Se nessuno può negare, osserva l’A., gli indubbi successi dei primi anni ’50 e ’60 nel costruire le infrastrutture di base (acqua, luce, gas, fogne, strade, bonifiche, forestazione…) che cambiarono letteralmente il paesaggio del Mezzogiorno (fino ad allora più simile al Magreb che all’Europa) modificando addirittura le abitudini alimentari e di vita della sua gente, più articolato è il giudizio sulle successive massicce politiche di industrializzazione sostenute dallo Stato (anni ’60 e ‘70), fino al giudizio unanimemente negativo sugli ultimi anni ’80 di crisi e sprechi, spesso intollerabili.

Il capitolo I mostra l’originalità del primo modello di Cassa, finanziata dall’ERP e dalla Banca Mondiale (che più volte ne lodò l’uso ottimale delle risorse), fortemente voluta dagli ambienti riformisti italiani (cattolici, laici e socialisti) ma non amata dai liberali e fortemente contrastata (con l’eccezione di Di Vittorio) dai comunisti: un’innovazione organizzativa forse troppo avanzata, osserva l’A., per la mentalità del nostro Paese. I capitoli II e III descrivono poi le grandi meritorie opere di modernizzazione degli anni’50 e ’60 mentre i capitoli IV e V raccontano lo snaturamento, avvenuto dagli anni ’70 in poi, di un Ente ridotto a solo finanziatore i progetti altrui, sovradimensionato nel personale ed ostaggio proprio di quelle élites politiche ed economiche meridionali, regionali e locali che, in origine doveva combattere per avviare lo sviluppo.

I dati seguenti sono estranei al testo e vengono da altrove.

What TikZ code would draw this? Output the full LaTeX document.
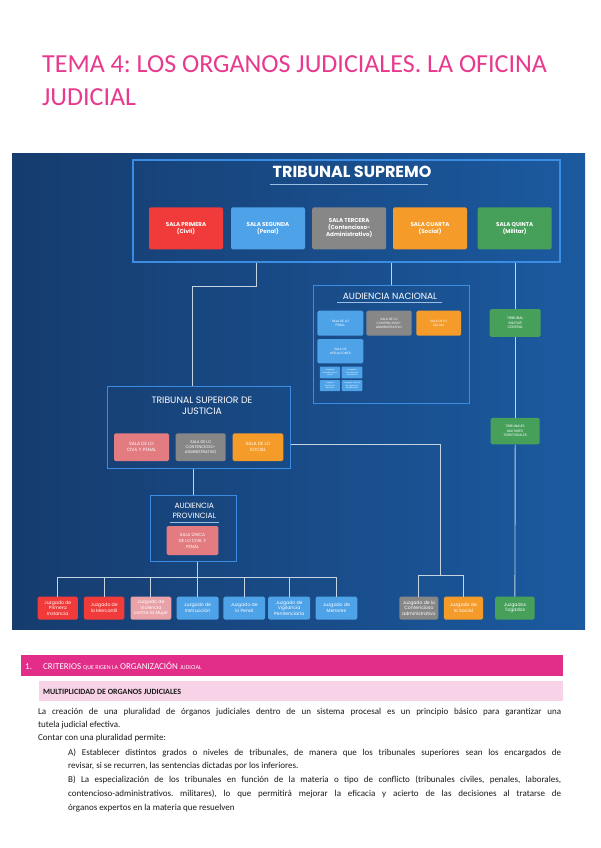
\documentclass[tikz,border=0pt]{standalone}
\usepackage{fontspec}
\setmainfont{Carlito}
\newfontfamily\diag{Poppins}
\newcommand\myfs[2]{\fontsize{#1}{#2}\selectfont}
\frenchspacing
\definecolor{tpink}{HTML}{E8398E}
\definecolor{band}{HTML}{E22D89}
\definecolor{lband}{HTML}{F8D3E7}
\definecolor{panA}{HTML}{163C6E}
\definecolor{panB}{HTML}{1B5AA0}
\definecolor{bline}{HTML}{3B8DE3}
\definecolor{cline}{HTML}{C5D3E3}
\definecolor{cred}{HTML}{F13A3A}
\definecolor{cblue}{HTML}{4EA2E8}
\definecolor{cgray}{HTML}{878787}
\definecolor{corange}{HTML}{F49B2A}
\definecolor{cgreen}{HTML}{46A05A}
\definecolor{csalmon}{HTML}{E27C80}
\definecolor{cpinkl}{HTML}{E9A2A8}
\definecolor{txt}{HTML}{1A1A1A}
\begin{document}
\begin{tikzpicture}[x=1pt,y=-1pt,
  outbox/.style={draw=bline, line width=1.1pt, inner sep=0pt},
  sala/.style={rounded corners=1.5pt, inner sep=0pt, align=center, text=white},
  conn/.style={draw=cline, line width=0.9pt},
  dtitle/.style={text=white, align=center, inner sep=0pt},
  uline/.style={draw=cline!70!bline, line width=0.7pt},
  bodyline/.style={anchor=base west, inner sep=0pt, text=txt, font=\myfs{9}{11}}
]
\useasboundingbox (0,0) rectangle (600,848);
\fill[white] (0,0) rectangle (600,848);

% title
\node[anchor=base west, inner sep=0pt, text=tpink, font=\myfs{26}{30}] (title1) at (42,73) {TEMA 4: LOS ORGANOS JUDICIALES. LA OFICINA};
\node[anchor=base west, inner sep=0pt, text=tpink, font=\myfs{26}{30}] (title2) at (42,106) {JUDICIAL};

% panel
\shade[left color=panA, right color=panB] (12,153) rectangle (585,629);

% outline boxes
\node[outbox, minimum width=427pt, minimum height=102pt] (ts) at (346.5,211) {};
\node[outbox, minimum width=155.6pt, minimum height=117.6pt] (an) at (391.5,344.5) {};
\node[outbox, minimum width=183.3pt, minimum height=82.2pt] (tsj) at (199,427.6) {};
\node[outbox, minimum width=86pt, minimum height=65.8pt] (ap) at (193.7,528.6) {};

% titles
\node[dtitle, font=\diag\bfseries\myfs{16}{18}] (tstitle) at (352,172.3) {TRIBUNAL SUPREMO};
\draw[uline] (270,184) -- (428,184);
\node[dtitle, font=\diag\myfs{9}{10}] (antitle) at (390,296) {AUDIENCIA NACIONAL};
\draw[uline] (337,302.7) -- (442,302.7);
\node[dtitle, font=\diag\myfs{9.3}{11.2}] (tsjtitle) at (202,405.5) {TRIBUNAL SUPERIOR DE\\JUSTICIA};
\node[dtitle, font=\diag\myfs{7.6}{10}] (aptitle) at (194.3,511.2) {AUDIENCIA\\PROVINCIAL};
\draw[uline] (170,522.3) -- (219,522.3);

% Tribunal Supremo salas
\begin{scope}[every node/.append style={font=\diag\bfseries\myfs{5.6}{7}}]
\node[sala, fill=cred, minimum width=74pt, minimum height=42pt] (s1) at (186,228.4) {SALA PRIMERA\\(Civil)};
\node[sala, fill=cblue, minimum width=74pt, minimum height=42pt] (s2) at (268,228.4) {SALA SEGUNDA\\(Penal)};
\node[sala, fill=cgray, minimum width=74pt, minimum height=42pt] (s3) at (349.2,228.4) {SALA TERCERA\\(Contencioso-\\Administrativo)};
\node[sala, fill=corange, minimum width=74pt, minimum height=42pt] (s4) at (430,228.4) {SALA CUARTA\\(Social)};
\node[sala, fill=cgreen, minimum width=74pt, minimum height=42pt] (s5) at (514.7,228.4) {SALA QUINTA\\(Militar)};
\end{scope}

% Audiencia Nacional salas
\begin{scope}[every node/.append style={font=\diag\myfs{3.2}{4}}]
\node[sala, fill=cblue, minimum width=46pt, minimum height=25pt] (anp) at (340.3,323.2) {SALA DE LO\\PENAL};
\node[sala, fill=cgray, minimum width=45.4pt, minimum height=25pt] (anc) at (389,323.2) {SALA DE LO\\CONTENCIOSO-\\ADMINISTRATIVO};
\node[sala, fill=corange, minimum width=44.7pt, minimum height=25pt] (ans) at (438.7,323.2) {SALA DE LO\\SOCIAL};
\node[sala, fill=cblue, minimum width=46pt, minimum height=24.3pt] (ana) at (340.3,351.2) {SALA DE\\APELACIONES};
\end{scope}
\begin{scope}[every node/.append style={font=\diag\myfs{1.9}{2.5}}]
\node[sala, rounded corners=0.8pt, fill=cblue, minimum width=20.3pt, minimum height=11.6pt] (jc1) at (329.9,372.5) {Juzgados\\Centrales de lo\\Penal};
\node[sala, rounded corners=0.8pt, fill=cblue, minimum width=20.6pt, minimum height=11.6pt] (jc2) at (352,372.5) {Juzgados\\Centrales de\\Instrucción};
\node[sala, rounded corners=0.8pt, fill=cblue, minimum width=20.3pt, minimum height=11pt] (jc3) at (329.9,385.5) {Juzgado\\Central de\\Menores};
\node[sala, rounded corners=0.8pt, fill=cblue, minimum width=20.6pt, minimum height=11pt] (jc4) at (352,385.5) {Juzgado Central\\de Vigilancia\\Penitenciaria};
\end{scope}

% military
\node[sala, fill=cgreen, font=\diag\myfs{3.6}{4.6}, minimum width=51pt, minimum height=27.7pt] (tmc) at (515.2,322.9) {TRIBUNAL\\MILITAR\\CENTRAL};
\node[sala, fill=cgreen, font=\diag\myfs{3.4}{4.4}, minimum width=49pt, minimum height=26.5pt] (tmt) at (515.2,431.2) {TRIBUNALES\\MILITARES\\TERRITORIALES};

% TSJ salas
\begin{scope}[every node/.append style={font=\diag\myfs{4.6}{5.8}}]
\node[sala, fill=csalmon, minimum width=55pt, minimum height=27.7pt] (tsj1) at (141.5,447.2) {SALA DE LO\\CIVIL Y PENAL};
\node[sala, fill=cgray, minimum width=50pt, minimum height=27.7pt, font=\diag\myfs{3.9}{5}] (tsj2) at (200.7,447.2) {SALA DE LO\\CONTENCIOSO-\\ADMINISTRATIVO};
\node[sala, fill=corange, minimum width=50.6pt, minimum height=27.7pt] (tsj3) at (258,447.2) {SALA DE LO\\SOCIAL};
\end{scope}

% AP sala
\node[sala, fill=csalmon, font=\diag\myfs{4.4}{5.8}, minimum width=51.6pt, minimum height=29pt] (aps) at (192.5,540.5) {SALA ÚNICA\\DE LO CIVIL Y\\PENAL};

% bottom juzgados
\begin{scope}[every node/.append style={font=\diag\myfs{4.6}{5.6}, minimum height=22.8pt}]
\node[sala, fill=cred, minimum width=40.2pt] (j1) at (57.8,608.1) {Juzgado de\\Primera\\Instancia};
\node[sala, fill=cred, minimum width=40.5pt] (j2) at (104.2,608.1) {Juzgado de\\lo Mercantil};
\node[sala, fill=cpinkl, minimum width=40.8pt] (j3) at (150.9,608.1) {Juzgado de\\Violencia\\contra la Mujer};
\node[sala, fill=cblue, minimum width=41.8pt] (j4) at (197.6,608.1) {Juzgado de\\Instrucción};
\node[sala, fill=cblue, minimum width=41.7pt] (j5) at (244.2,608.1) {Juzgado de\\lo Penal};
\node[sala, fill=cblue, minimum width=41.8pt] (j6) at (289.1,608.1) {Juzgado de\\Vigilancia\\Penitenciaria};
\node[sala, fill=cblue, minimum width=41.8pt] (j7) at (336.4,608.1) {Juzgado de\\Menores};
\node[sala, fill=cgray, minimum width=39pt] (jca) at (418.9,608.1) {Juzgado de lo\\Contencioso\\administrativo};
\node[sala, fill=corange, minimum width=39.2pt] (jso) at (463.4,608.1) {Juzgado de\\lo Social};
\node[sala, fill=cgreen, minimum width=39.5pt] (tog) at (514.9,608.1) {Juzgados\\Togados};
\end{scope}

% connectors
\coordinate (k1) at (256.3,286);
\coordinate (k2) at (192.6,286);
\draw[conn] (k1 |- ts.south) -- (k1) -- (k2) -- (k2 |- tsj.north);
\draw[conn] (an.north |- ts.south) -- (an.north);
\draw[conn] (tmc.north |- ts.south) -- (tmc.north);
\draw[conn] (tmc.south) -- (tmt.north);
\draw[conn] (tmt.south) -- (tog.north);
\draw[conn] (ap.north |- tsj.south) -- (ap.north);
\coordinate (k4) at (440.4,444.3);
\coordinate (bus2) at (440.4,575);
\draw[conn] (tsj.east |- k4) -- (k4) -- (bus2);
\draw[conn] (jca.north |- bus2) -- (jso.north |- bus2);
\draw[conn] (jca.north |- bus2) -- (jca.north);
\draw[conn] (jso.north |- bus2) -- (jso.north);
\coordinate (bus1) at (0,577.3);
\draw[conn] (j4.north |- ap.south) -- (j4.north);
\draw[conn] (j1.north |- bus1) -- (j7.north |- bus1);
\foreach \j in {j1,j2,j3,j5,j6,j7} \draw[conn] (\j.north |- bus1) -- (\j.north);

% section header
\fill[band] (21,655) rectangle (563,676);
\node[anchor=base west, inner sep=0pt, text=white, font=\myfs{9}{10}] (num) at (25,669) {1.};
\node[anchor=base west, inner sep=0pt, text=white, font=\myfs{9}{10}] (crit) at (43,669) {CRITERIOS {\myfs{6}{7}QUE RIGEN LA} ORGANIZACIÓN {\myfs{6}{7}JUDICIAL}};
\fill[lband] (39,681) rectangle (563,701);
\node[anchor=base west, inner sep=0pt, text=txt, font=\bfseries\myfs{8}{9}] (multi) at (43,694) {MULTIPLICIDAD DE ORGANOS JUDICIALES};

% body
\node[bodyline] (b1) at (38,714) {\makebox[523pt][s]{La creación de una pluralidad de órganos judiciales dentro de un sistema procesal es un principio básico para garantizar una}};
\node[bodyline] (b2) at (38,727) {tutela judicial efectiva.};
\node[bodyline] (b3) at (38,740) {Contar con una pluralidad permite:};
\node[bodyline] (b4) at (68,755) {\makebox[493pt][s]{A) Establecer distintos grados o niveles de tribunales, de manera que los tribunales superiores sean los encargados de}};
\node[bodyline] (b5) at (68,768) {revisar, si se recurren, las sentencias dictadas por los inferiores.};
\node[bodyline] (b6) at (68,782) {\makebox[493pt][s]{B) La especialización de los tribunales en función de la materia o tipo de conflicto (tribunales civiles, penales, laborales,}};
\node[bodyline] (b7) at (68,796) {\makebox[493pt][s]{contencioso-administrativos. militares), lo que permitirá mejorar la eficacia y acierto de las decisiones al tratarse de}};
\node[bodyline] (b8) at (68,810) {órganos expertos en la materia que resuelven};
\end{tikzpicture}
\end{document}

Resta, sottolinea l’autore, la strana scomparsa oggi, dall’agenda politica italiana, della questione meridionale come grande questione nazionale. Un errore, aggiunge Iacopini.

Chiudono il libro tre interessanti interviste a politici allora protagonisti, cui è chiesto un bilancio, critico ed autocritico, sull’intera stagione storica della Cassa e sulla stessa cultura del meridionalismo tra passato e presente: Gerardo Bianco per la Dc, Emanuele Macaluso per il Pci e Claudio Signorile per il Psi.